Cultural Mormon

Cultural Mormon is a term used for Mormons who no longer believe some, or many, of the doctrines of The Church of Jesus Christ of Latter-day Saints (LDS Church), but who self-identify as Mormon.[1][2] Usually, this is a result of having been raised in the LDS Church or having converted and spent a large portion of one's life as an active member of the LDS Church. Cultural Mormons may or may not be actively involved with the church, and in some cases may not even be official members of the church.

Typically, cultural Mormons still have an appreciation for the lessons and the love they have received in the course of long church membership.[3] Cultural Mormons do not necessarily hold anti-Mormon sentiments and often support the goals of the church. Many retain a sense of Mormon identity for life.

Results of doctrinal differences

The LDS Church does not regard disbelief in its doctrines as grounds for disciplinary action. Church leaders teach that doubts can be resolved by "instruction, study, and prayer, which result in increased testimony, which drives out further doubts."[4] However, disbelief in certain core doctrines (such as the role of Jesus Christ as Savior and Redeemer, or the leaders of the church as prophets, seers, and revelators)[5] can prevent a cultural Mormon from participating in certain activities, such as priesthood ordinances and temple worship.

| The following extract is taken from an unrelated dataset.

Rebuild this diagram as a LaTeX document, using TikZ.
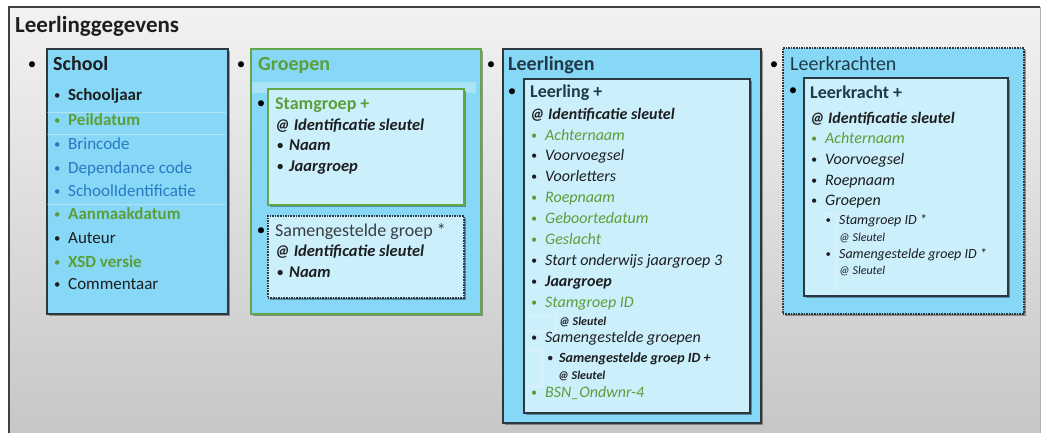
\documentclass[tikz,border=0pt]{standalone}
\usepackage{fontspec}
\setmainfont{Carlito}
\usetikzlibrary{shadows}

\definecolor{txtdark}{RGB}{28,30,32}
\definecolor{txtgreen}{RGB}{92,158,58}
\definecolor{txtblue}{RGB}{42,120,196}
\definecolor{txtslate}{RGB}{32,58,72}
\definecolor{txtgray}{RGB}{58,62,66}
\definecolor{boxline}{RGB}{43,56,64}
\definecolor{grpline}{RGB}{98,168,72}
\definecolor{outerblue}{RGB}{134,216,246}
\definecolor{innerblue}{RGB}{204,239,252}
\definecolor{bgtop}{RGB}{242,242,242}
\definecolor{bgbot}{RGB}{198,198,198}

% smaller bullet, and one hanging left of the text (#1 = twice the gap to the text)
\newcommand{\sbul}{\raisebox{0.07em}{\scalebox{0.75}{\textbullet}}}
\newcommand{\blt}[1]{\llap{\makebox[#1][c]{\sbul}}}

\tikzset{
  shadowed/.style={drop shadow={shadow xshift=2pt, shadow yshift=-2pt, opacity=0.35, fill=black}},
  outerbox/.style={draw=boxline, line width=1.6pt, fill=outerblue, anchor=north west, inner sep=0pt, shadowed},
  innerbox/.style={draw=boxline, line width=1.6pt, fill=innerblue, anchor=north west, inner sep=0pt, shadowed},
  txt/.style={anchor=mid west, inner sep=0pt, text=txtdark},
  head/.style={txt, font=\fontsize{20}{24}\selectfont\bfseries},
  sub/.style={txt, font=\fontsize{18}{22}\selectfont\bfseries},
  item/.style={txt, font=\fontsize{17}{20}\selectfont},
  ital/.style={txt, font=\fontsize{16}{19}\selectfont\itshape},
  small/.style={txt, font=\fontsize{14}{17}\selectfont\itshape},
  tiny/.style={txt, font=\fontsize{12}{14}\selectfont\itshape},
  dot/.style={anchor=mid, inner sep=0pt, text=black, font=\fontsize{17}{20}\selectfont},
  faint/.style={draw=white, opacity=0.35, line width=0.8pt}
}

\begin{document}
\begin{tikzpicture}[x=1pt, y=-1pt]
    \useasboundingbox (0,0) rectangle (1043,432);
    % Draw background and frame
    \fill[white] (0,0) rectangle (1043,432);
    \fill[top color=bgtop, bottom color=bgbot] (9,7) rectangle (1040,440);
    \draw[black!75, line width=1.6pt] (9,440) -- (9,7) -- (1040,7);
    \draw[black!30, line width=0.8pt] (1040,7) -- (1040,440);
    \node[txt, font=\fontsize{23}{27}\selectfont\bfseries] (titel) at (15,30) {Leerlinggegevens};

    % Top level bullets
    \foreach \x/\n in {32/school, 241/groepen, 491/leerlingen, 774/leerkrachten}
        \node[dot] (dot-\n) at (\x,67) {\textbullet};

    % School
    \node[outerbox, minimum width=181pt, minimum height=265pt] (school) at (46,48) {};
    \foreach \y in {112,134,204}
        \draw[faint] (47,\y) -- (226,\y);
    \node[head] (school-kop) at (53,68) {School};
    \foreach \y/\c/\t [count=\i] in {98/txtdark/\bfseries Schooljaar, 123/txtgreen/\bfseries Peildatum,
        147/txtblue/Brincode, 171/txtblue/Dependance code, 194/txtblue/SchoolIdentificatie,
        217/txtgreen/\bfseries Aanmaakdatum, 241/txtdark/Auteur, 265/txtgreen/\bfseries XSD versie,
        287/txtdark/Commentaar}
        \node[item, text=\c] (school-\i) at (68,\y) {\blt{22pt}\t};

    % Groepen
    \node[outerbox, draw=grpline, minimum width=230pt, minimum height=265pt] (groepen) at (250,48) {};
    \fill[white, opacity=0.3] (252,82) rectangle (476,93);
    \node[head, text=txtgreen] (groepen-kop) at (258,68) {Groepen};
    \node[innerbox, draw=grpline, minimum width=196pt, minimum height=116pt] (stamgroep) at (267,88) {};
    \node[dot] (dot-stamgroep) at (261,106) {\textbullet};
    \node[sub, text=txtgreen] (stamgroep-kop) at (275,107) {Stamgroep +};
    \node[ital, font=\fontsize{16.5}{19}\selectfont\bfseries\itshape] (stamgroep-id) at (275,128) {@ Identificatie sleutel};
    \node[ital, font=\fontsize{16.5}{19}\selectfont\bfseries\itshape] (stamgroep-1) at (289,148) {\blt{18pt}Naam};
    \node[ital, font=\fontsize{16.5}{19}\selectfont\bfseries\itshape] (stamgroep-2) at (289,169) {\blt{18pt}Jaargroep};
    \node[innerbox, densely dotted, minimum width=196pt, minimum height=82pt] (samengesteld) at (267,215) {};
    \node[dot] (dot-samengesteld) at (261,233) {\textbullet};
    \node[item, font=\fontsize{18}{22}\selectfont, text=txtgray] (samengesteld-kop) at (275,234) {Samengestelde groep *};
    \node[ital, font=\fontsize{16.5}{19}\selectfont\bfseries\itshape] (samengesteld-id) at (275,254) {@ Identificatie sleutel};
    \node[ital, font=\fontsize{16.5}{19}\selectfont\bfseries\itshape] (samengesteld-1) at (289,275) {\blt{18pt}Naam};

    % Leerlingen
    \node[outerbox, minimum width=258pt, minimum height=374pt] (leerlingen) at (502,48) {};
    \node[head, text=txtslate] (leerlingen-kop) at (508,68) {Leerlingen};
    \node[innerbox, minimum width=226pt, minimum height=334pt] (leerling) at (523,78) {};
    \node[dot] (dot-leerling) at (512,94) {\textbullet};
    \node[sub, text=txtslate] (leerling-kop) at (530,95) {Leerling +};
    \node[ital, font=\fontsize{16}{19}\selectfont\bfseries\itshape] (leerling-id) at (530,117) {@ Identificatie sleutel};
    \foreach \y/\c/\t [count=\i] in {138/txtgreen/Achternaam, 158/txtdark/Voorvoegsel, 179/txtdark/Voorletters,
        200/txtgreen/Roepnaam, 221/txtgreen/Geboortedatum, 242/txtgreen/Geslacht,
        263/txtdark/Start onderwijs jaargroep 3, 284/txtdark/\bfseries Jaargroep,
        305/txtgreen/Stamgroep ID, 340/txtdark/Samengestelde groepen, 395/txtgreen/BSN\_Ondwnr-4}
        \node[ital, text=\c] (leerling-\i) at (545,\y) {\blt{22pt}\t};
    \draw[faint] (526,315) -- (556,315) -- (556,331) -- (526,331);
    \draw[faint] (526,350) -- (542,350) -- (542,386) -- (526,386);
    \node[tiny, font=\fontsize{12}{14}\selectfont\bfseries\itshape] (leerling-sl1) at (559,323) {@ Sleutel};
    \node[small, font=\fontsize{14}{17}\selectfont\bfseries\itshape] (leerling-sg) at (559,360) {\blt{18pt}Samengestelde groep ID +};
    \node[tiny, font=\fontsize{12}{14}\selectfont\bfseries\itshape] (leerling-sl2) at (558,377) {@ Sleutel};

    % Leerkrachten
    \node[outerbox, densely dotted, minimum width=241pt, minimum height=266pt] (leerkrachten) at (782,47) {};
    \node[txt, font=\fontsize{20}{24}\selectfont, text=txtslate] (leerkrachten-kop) at (790,68) {Leerkrachten};
    \node[innerbox, minimum width=204pt, minimum height=218pt] (leerkracht) at (803,77) {};
    \node[dot] (dot-leerkracht) at (793,93) {\textbullet};
    \node[sub, text=txtslate] (leerkracht-kop) at (810,96) {Leerkracht +};
    \node[ital, font=\fontsize{16}{19}\selectfont\bfseries\itshape] (leerkracht-id) at (810,121) {@ Identificatie sleutel};
    \foreach \y/\c/\t [count=\i] in {141/txtgreen/Achternaam, 162/txtdark/Voorvoegsel,
        183/txtdark/Roepnaam, 203/txtdark/Groepen}
        \node[ital, text=\c] (leerkracht-\i) at (825,\y) {\blt{22pt}\t};
    \draw[faint] (822,213) -- (836,213) -- (836,290);
    \node[small] (leerkracht-sg1) at (839,222) {\blt{22pt}Stamgroep ID *};
    \node[tiny] (leerkracht-sl1) at (839,239) {@ Sleutel};
    \node[small] (leerkracht-sg2) at (839,256) {\blt{22pt}Samengestelde groep ID *};
    \node[tiny] (leerkracht-sl2) at (839,272) {@ Sleutel};
\end{tikzpicture}
\end{document}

As a result, some choose to keep their doubts secret in order to continue to participate in such activities, or to avoid conflict with family and friends. Disciplinary action may be taken when a member publicly opposes church doctrines.

Internet communities

Because of the fear that divulging their unorthodox beliefs will result in stigmatization and increased attention, some cultural Mormons prefer anonymity. Many, therefore, participate in Internet communities, where they can discuss their issues anonymously.

New Order Mormons

One such group refers to itself as the New Order Mormons,[6] a name patterned on the term New Order Amish (Amish who maintain cultural ties to their religion while not accepting some of its core tenets). This is a group of Mormons and former Mormons who no longer believe at least some of the tenets of the LDS Church, but because of family or cultural ties do not choose to completely separate themselves from the faith.

Humanistic Mormonism

Humanistic Mormonism[7][8] is a movement of free thinkers, cultural Mormons, disfellowshipped or independents people related to LDS Church and other Latter Day Saint groups that emphasize Mormon culture and history, but do not demand belief in a supernatural god, or the historicity of the Bible or the Book of Mormon. It is based on humanism and can be summarized in some points.

The Society for Humanistic Mormonism characterizes itself as a "new worldwide religion of Humanistic Mormonism" with its own "General Authorities and Administrative Officers",[9] and with its own unique doctrines, such as a "Covenant of Comedy and Humor".[10]